Fashion designer recognizes her stolen clothes on disgraced Biden suitcase thief

Disgraced former Biden administration official Sam Brinton is once again back in the headlines courtesy of his pesky habit of allegedly stealing women’s luggage.

This time a female Tanzanian fashion designer who lives in Houston has accused Brinton of stealing her luggage and then flagrantly wearing her clothes.

Look:

The fashion designer, Asya Khamsin, lost her luggage while at the Ronald Reagan Washington National Airport on March 9th, 2018, according to Fox News.

Four to five years later, she then noticed Brinton in newspaper/media photos wearing some of the same custom-made clothes she’d lost back at the airport years later.

“I saw the images. Those were my custom designs, which were lost in that bag in 2018. He wore my clothes, which was stolen,” she told Fox News in an interview this week.

After the theft in 2018, she reportedly filed a police report with the Metropolitan Washington Airports Authority Police Department and with Delta Air Lines but the case was never solved and her clothes remained missing.

But once Khamsin started seeing Brinton wearing her clothes, she filed a new complaint in December, this with time with the Houston Police Department.

A month later, she received a call from the FBI’s field office in Minneapolis.

“Houston police, I guess, they [sent] the case to the FBI in Minnesota. He called to say, ‘I’m the FBI, I’m working on this case.’ Then my wife gave him the information and we didn’t hear anything. We don’t know whether the case is on. We don’t know whether the case is cold,” Khamsin’s husband explained to Fox News.

When pressed by Fox News, the FBI declined to comment on the case. All that’s known at the moment is that Brinton hasn’t yet been charged.

Nor has the Biden administration, which purportedly cares so much about “diversity, equity, and inclusion,” commented on this particular case.

In fairness to the Biden administration, it did terminate Brinton after his previous luggage thefts became apparent.

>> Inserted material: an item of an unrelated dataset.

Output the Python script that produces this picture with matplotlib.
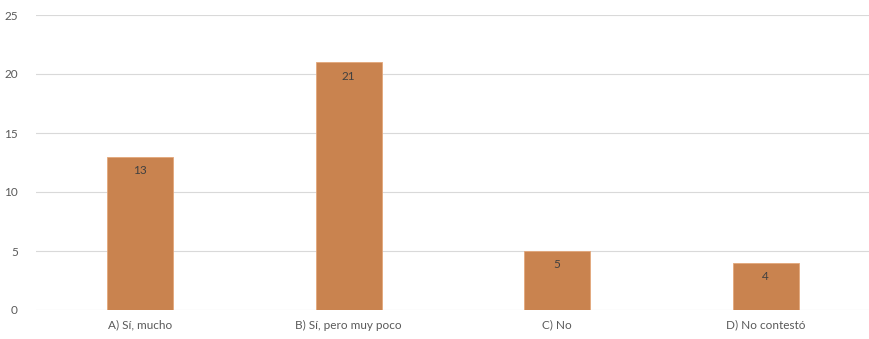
import matplotlib.pyplot as plt

categorias = ["A) Sí, mucho", "B) Sí, pero muy poco", "C) No", "D) No contestó"]
valores = [13, 21, 5, 4]
yticks = [0, 5, 10, 15, 20, 25]

plt.rcParams['font.family'] = ['Lato', 'DejaVu Sans']

fig = plt.figure(figsize=(8.7, 3.39), dpi=100)
ax = fig.add_axes([36 / 870, 1 - 310 / 339, 1 - 36 / 870, (310 - 15) / 339])

pos = range(len(categorias))
bars = ax.bar(pos, valores, width=0.316, color="#C9834F", edgecolor="#E3A77A", linewidth=0.6, zorder=3)

for b, v in zip(bars, valores):
    ax.annotate(str(v), (b.get_x() + b.get_width() / 2, v), xytext=(0, -10),
                textcoords="offset points", ha="center", va="center",
                fontsize=8.5, color="#404040", zorder=4)

ax.set_xlim(-0.5, len(categorias) - 0.5)
ax.set_ylim(0, 25)
ax.set_yticks(yticks)
ax.set_xticks(list(pos))
ax.set_xticklabels(categorias)
ax.grid(axis="y", color="#D9D9D9", linewidth=0.8, zorder=0)
for s in ax.spines.values():
    s.set_visible(False)
ax.tick_params(axis="both", length=0, labelsize=8.5, colors="#595959")
ax.tick_params(axis="y", pad=13)
ax.tick_params(axis="x", pad=7)

fig.savefig("out.png", dpi=100)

“Sam Brinton is no longer a DOE employee. By law, the Department of Energy cannot comment further on personnel matters,” a Department of Energy spokesperson told The Daily Beast on Monday, Dec. 12th.

Brinton is already facing serious prison time over two separate luggage thefts.

“On Oct. 26, Minnesota prosecutors charged Brinton with stealing a suitcase worth $2,325 from a Minneapolis-Saint Paul International Airport baggage carousel in September. Brinton faces up to five years in prison for the alleged crime and was released without bail following a court hearing last week,” according to Fox News.

“Then, in early December, Nevada prosecutors charged Brinton with grand larceny of an item valued between $1,200 and $5,000. Brinton was accused of stealing a suitcase with a total estimate worth of $3,670 on July 6 at Harry Reid International Airport in Las Vegas. Brinton was released after a judge set bail in the case at $15,000 and ordered Brinton to ‘stay out of trouble,'” Fox News notes.

In separate but related news, congressional Republicans have called for an internal DOE investigation over Brinton’s hiring.

Senate GOP Conference chair John Barrasso said in December that the DOE should examine its “failed security clearance process” and how it’d vetted Brinton.

Afterward, several watchdog groups told the Washington Examiner that this sort of internal investigation would be entirely warranted.

“The American people need to know the security clearance process is focused on safeguarding secrets, not on ensuring that politically correct activists with problematic backgrounds still get jobs,” American Accountability Foundation president Tom Jones told the outlet.

Paul Kamenar, counsel to the National Legal and Policy Center, agreed with Jones but added that the Department of Justice should also charge Brinton with violating a certain federal law that reportedly pertains to stealing articles in interstate commerce.

“The federal law specifically mentions stealing from airport terminals and has been used to prosecute airport baggage handlers stealing luggage,” Kamenar explained.

Meanwhile, Pete McGinnis, a spokesman for the Functional Government Initiative, also backed the call for an internal investigation.

“We now know that there have been multiple incidents of theft committed by Brinton. This is clearly a pattern, and it raises questions about the security clearance process, including interim security clearances, to see if it needs to be revised to make sure individuals like Brinton are identified before incidents like this happen,” he told the Examiner.